* **WHAT THE TASK REQUIRES**: Transcribe every line exactly. Leave the pictures behind.

* **GIVEN INFORMATION**:
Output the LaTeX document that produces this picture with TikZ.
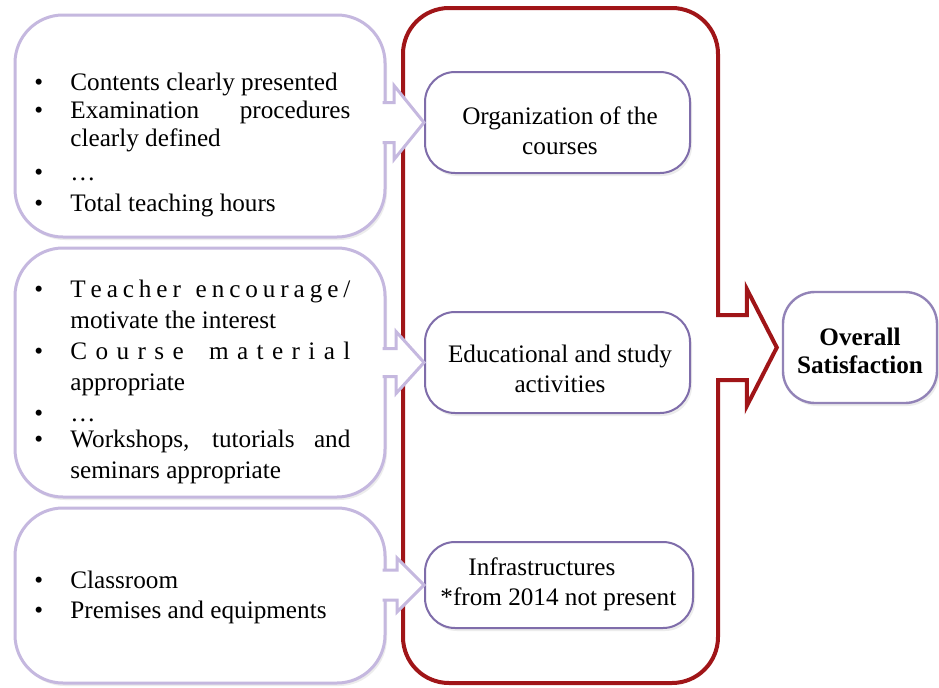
\documentclass[tikz,border=0pt]{standalone}
\usepackage{fontspec}
\setmainfont{Liberation Serif}
\usepackage{tikz}
\usetikzlibrary{positioning,calc,shadows}
\definecolor{lavender}{HTML}{C5B8DF}
\definecolor{violetline}{HTML}{7F6DAA}
\definecolor{darkred}{HTML}{A01518}
\newlength{\itemcol}
\setlength{\itemcol}{140pt}
\newcommand{\itm}[1]{\makebox[18pt][l]{\textbullet}#1}
\newcommand{\cont}[1]{\hspace*{18pt}#1}
\newcommand{\spread}[1]{\makebox[\itemcol][s]{#1}}
% block arrow: style, source node, tip, shaft half, head half, head length
\newcommand{\fatarrow}[6][]{%
  \path[#1] ($(#2.east |- #3)+(-4,-#4)$) -- ($(#3)+(-#6,-#4)$) -- ($(#3)+(-#6,-#5)$) -- (#3)
    -- ($(#3)+(-#6,#5)$) -- ($(#3)+(-#6,#4)$) -- ($(#2.east |- #3)+(-4,#4)$);}
\tikzset{
  listbox/.style={draw=lavender,line width=1.5pt,fill=white,rounded corners=24pt,
    minimum width=185pt,inner sep=0pt,
    drop shadow={opacity=0.15,shadow xshift=1pt,shadow yshift=-1.5pt}},
  criterion/.style={draw=violetline,line width=1pt,fill=white,rounded corners=15pt,
    minimum width=132.5pt,minimum height=50.5pt,inner sep=0pt,
    drop shadow={opacity=0.15,shadow xshift=1pt,shadow yshift=-1.5pt}},
  redframe/.style={draw=darkred,line width=2pt,rounded corners=23pt,
    minimum width=157.5pt,minimum height=337.5pt,inner sep=0pt},
  listtext/.style={anchor=north west,inner sep=0pt,align=left},
  boxtext/.style={inner sep=0pt,align=center},
  lightarrow/.style={fill=white,draw=lavender,line width=1.5pt},
  bigarrow/.style={fill=white,draw=darkred,line width=2pt}
}

\begin{document}
\begin{tikzpicture}[x=0.5pt,y=-0.5pt,font=\fontsize{12.6}{15}\selectfont]
  \fill[white] (0,0) rectangle (939,687);
  \useasboundingbox (0,0) rectangle (939,687);

  % frame and the three criteria
  \node[redframe] (frame) at (560.5,345.5) {};
  \node[criterion] (org) at (557.5,122.5) {};
  \node[criterion] (edu) at (557.5,362.5) {};
  \node[criterion,minimum width=134pt,minimum height=43pt] (infra) at (559,585) {};

  % item lists
  \node[listbox,minimum height=111pt] (boxA) at (200,126) {};
  \node[listbox,minimum height=124.5pt] (boxB) at (200,372.5) {};
  \node[listbox,minimum height=87.5pt] (boxC) at (200,595.5) {};

  \fatarrow[lightarrow]{boxA}{org.west}{20}{37}{30}
  \fatarrow[lightarrow]{boxB}{edu.west}{14}{31}{28}
  \fatarrow[lightarrow]{boxC}{infra.west}{15}{27}{27}

  % overall
  \node[criterion,draw=violetline!85,line width=1.2pt,rounded corners=16pt,
        minimum width=77pt,minimum height=55.5pt] (overall) at (860,347.5) {};
  \coordinate (tipR) at ($(overall.west)+(-5,0)$);
  \fatarrow[bigarrow]{frame}{tipR}{32.5}{58.5}{30}

  % texts
  \node[listtext,font=\fontsize{12.6}{14}\selectfont] (listA) at (34,73) {%
    \itm{Contents clearly presented}\\
    \itm{\spread{Examination procedures}}\\
    \cont{clearly defined}\\[3pt]
    \itm{\dots}\\[1.5pt]
    \itm{Total teaching hours}};
  \node[listtext,font=\fontsize{12.6}{15.5}\selectfont] (listB) at (34,280) {%
    \itm{\spread{T\hfill e\hfill a\hfill c\hfill h\hfill e\hfill r\hfill\hfill\hfill e\hfill n\hfill c\hfill o\hfill u\hfill r\hfill a\hfill g\hfill e\hfill /}}\\
    \cont{motivate the interest}\\
    \itm{\spread{C\hfill o\hfill u\hfill r\hfill s\hfill e\hfill\hfill\hfill m\hfill a\hfill t\hfill e\hfill r\hfill i\hfill a\hfill l}}\\
    \cont{appropriate}\\
    \itm{\dots}\\[-2.5pt]
    \itm{\spread{Workshops, tutorials and}}\\
    \cont{seminars appropriate}};
  \node[listtext] (listC) at (34,571) {%
    \itm{Classroom}\\
    \itm{Premises and equipments}};

  \node[boxtext] (orgtxt) at (560,130.5) {Organization of the\\courses};
  \node[boxtext] (edutxt) at (560,369) {Educational and study\\activities};
  \node[boxtext,align=left,anchor=west] (infratxt) at (440,584) {\hspace*{14pt}Infrastructures\\*from 2014 not present};
  \node[boxtext,font=\fontsize{12.6}{14}\selectfont\bfseries] (overalltxt) at (860,351) {Overall\\Satisfaction};
\end{tikzpicture}
\end{document}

* **RESPONSE TO THIS EXERCISE**:
Output the LaTeX document that produces this picture with TikZ.
\documentclass[tikz,border=0pt]{standalone}
\usepackage{fontspec}
\setmainfont{Liberation Serif}
\usepackage{tikz}
\usetikzlibrary{positioning,calc,shadows}
\definecolor{lavender}{HTML}{C5B8DF}
\definecolor{violetline}{HTML}{7F6DAA}
\definecolor{darkred}{HTML}{A01518}
\newlength{\itemcol}
\setlength{\itemcol}{140pt}
\newcommand{\itm}[1]{\makebox[18pt][l]{\textbullet}#1}
\newcommand{\cont}[1]{\hspace*{18pt}#1}
\newcommand{\spread}[1]{\makebox[\itemcol][s]{#1}}
% block arrow: style, source node, tip, shaft half, head half, head length
\newcommand{\fatarrow}[6][]{%
  \path[#1] ($(#2.east |- #3)+(-4,-#4)$) -- ($(#3)+(-#6,-#4)$) -- ($(#3)+(-#6,-#5)$) -- (#3)
    -- ($(#3)+(-#6,#5)$) -- ($(#3)+(-#6,#4)$) -- ($(#2.east |- #3)+(-4,#4)$);}
\tikzset{
  listbox/.style={draw=lavender,line width=1.5pt,fill=white,rounded corners=24pt,
    minimum width=185pt,inner sep=0pt,
    drop shadow={opacity=0.15,shadow xshift=1pt,shadow yshift=-1.5pt}},
  criterion/.style={draw=violetline,line width=1pt,fill=white,rounded corners=15pt,
    minimum width=132.5pt,minimum height=50.5pt,inner sep=0pt,
    drop shadow={opacity=0.15,shadow xshift=1pt,shadow yshift=-1.5pt}},
  redframe/.style={draw=darkred,line width=2pt,rounded corners=23pt,
    minimum width=157.5pt,minimum height=337.5pt,inner sep=0pt},
  listtext/.style={anchor=north west,inner sep=0pt,align=left},
  boxtext/.style={inner sep=0pt,align=center},
  lightarrow/.style={fill=white,draw=lavender,line width=1.5pt},
  bigarrow/.style={fill=white,draw=darkred,line width=2pt}
}

\begin{document}
\begin{tikzpicture}[x=0.5pt,y=-0.5pt,font=\fontsize{12.6}{15}\selectfont]
  \fill[white] (0,0) rectangle (939,687);
  \useasboundingbox (0,0) rectangle (939,687);

  % frame and the three criteria
  \node[redframe] (frame) at (560.5,345.5) {};
  \node[criterion] (org) at (557.5,122.5) {};
  \node[criterion] (edu) at (557.5,362.5) {};
  \node[criterion,minimum width=134pt,minimum height=43pt] (infra) at (559,585) {};

  % item lists
  \node[listbox,minimum height=111pt] (boxA) at (200,126) {};
  \node[listbox,minimum height=124.5pt] (boxB) at (200,372.5) {};
  \node[listbox,minimum height=87.5pt] (boxC) at (200,595.5) {};

  \fatarrow[lightarrow]{boxA}{org.west}{20}{37}{30}
  \fatarrow[lightarrow]{boxB}{edu.west}{14}{31}{28}
  \fatarrow[lightarrow]{boxC}{infra.west}{15}{27}{27}

  % overall
  \node[criterion,draw=violetline!85,line width=1.2pt,rounded corners=16pt,
        minimum width=77pt,minimum height=55.5pt] (overall) at (860,347.5) {};
  \coordinate (tipR) at ($(overall.west)+(-5,0)$);
  \fatarrow[bigarrow]{frame}{tipR}{32.5}{58.5}{30}

  % texts
  \node[listtext,font=\fontsize{12.6}{14}\selectfont] (listA) at (34,73) {%
    \itm{Contents clearly presented}\\
    \itm{\spread{Examination procedures}}\\
    \cont{clearly defined}\\[3pt]
    \itm{\dots}\\[1.5pt]
    \itm{Total teaching hours}};
  \node[listtext,font=\fontsize{12.6}{15.5}\selectfont] (listB) at (34,280) {%
    \itm{\spread{T\hfill e\hfill a\hfill c\hfill h\hfill e\hfill r\hfill\hfill\hfill e\hfill n\hfill c\hfill o\hfill u\hfill r\hfill a\hfill g\hfill e\hfill /}}\\
    \cont{motivate the interest}\\
    \itm{\spread{C\hfill o\hfill u\hfill r\hfill s\hfill e\hfill\hfill\hfill m\hfill a\hfill t\hfill e\hfill r\hfill i\hfill a\hfill l}}\\
    \cont{appropriate}\\
    \itm{\dots}\\[-2.5pt]
    \itm{\spread{Workshops, tutorials and}}\\
    \cont{seminars appropriate}};
  \node[listtext] (listC) at (34,571) {%
    \itm{Classroom}\\
    \itm{Premises and equipments}};

  \node[boxtext] (orgtxt) at (560,130.5) {Organization of the\\courses};
  \node[boxtext] (edutxt) at (560,369) {Educational and study\\activities};
  \node[boxtext,align=left,anchor=west] (infratxt) at (440,584) {\hspace*{14pt}Infrastructures\\*from 2014 not present};
  \node[boxtext,font=\fontsize{12.6}{14}\selectfont\bfseries] (overalltxt) at (860,351) {Overall\\Satisfaction};
\end{tikzpicture}
\end{document}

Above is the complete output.